And if you want to get things done in F#, don't use .NET Core. :) Good thing
.NET Core is merely the .NET du jour, not the only .NET.

> If anyone doubts this, compare the number of F# repos to Elixir/Scala on
> Github.

Challenge accepted. It turns out that GitHub's advanced search page can answer
questions like this directly:

Projects written in F#: 4,246
([https://github.com/search?utf8=%E2%9C%93&q=language%3AF%23&t...](https://github.com/search?utf8=%E2%9C%93&q=language%3AF%23&type=Repositories))

Projects written in Elixir: 4,667
([https://github.com/search?utf8=%E2%9C%93&q=language%3AElixir...](https://github.com/search?utf8=%E2%9C%93&q=language%3AElixir&type=Repositories&ref=advsearch&l=Elixir&l=))

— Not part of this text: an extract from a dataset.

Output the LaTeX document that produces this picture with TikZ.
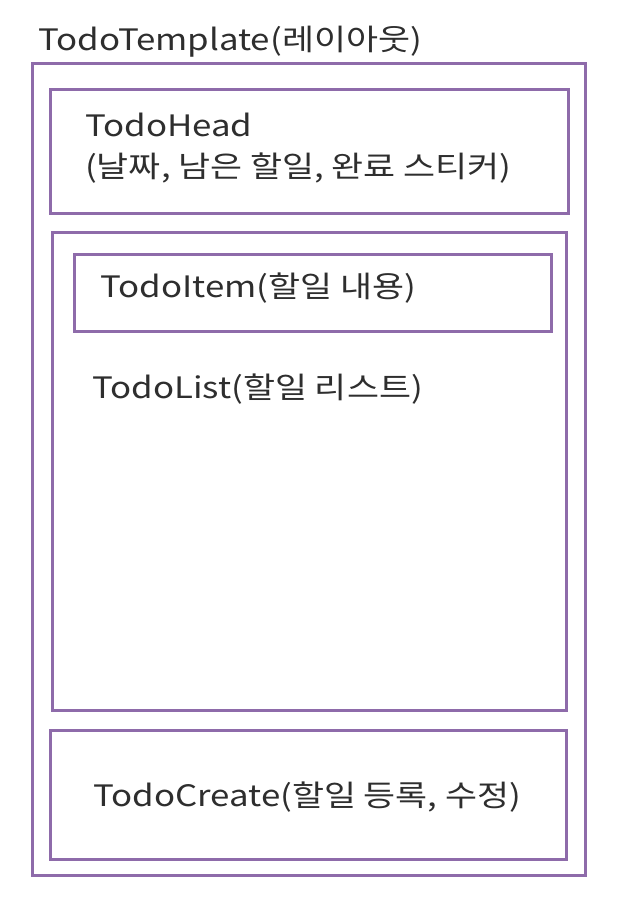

That's less than 10% higher. Plus, I'd guess there is a bias against closed-
source projects in that result, owing to the nature of .NET.

Scala is indeed a lot higher at 38,424 projects, though I wonder how many of
the complaints about F# from C# users apply apply equally to Scala. (e.g. Poor
GUI builder support, no native compiler, etc.)

F#'s language representation on GitHub is also nearly equal to that of OCaml,
a much older language.

I'd say that's a pretty good showing for a new-ish language. Not everything's
going to pop to the top like Swift, which IMHO is a "people in Hell want ice
water" reaction to Objectionable C.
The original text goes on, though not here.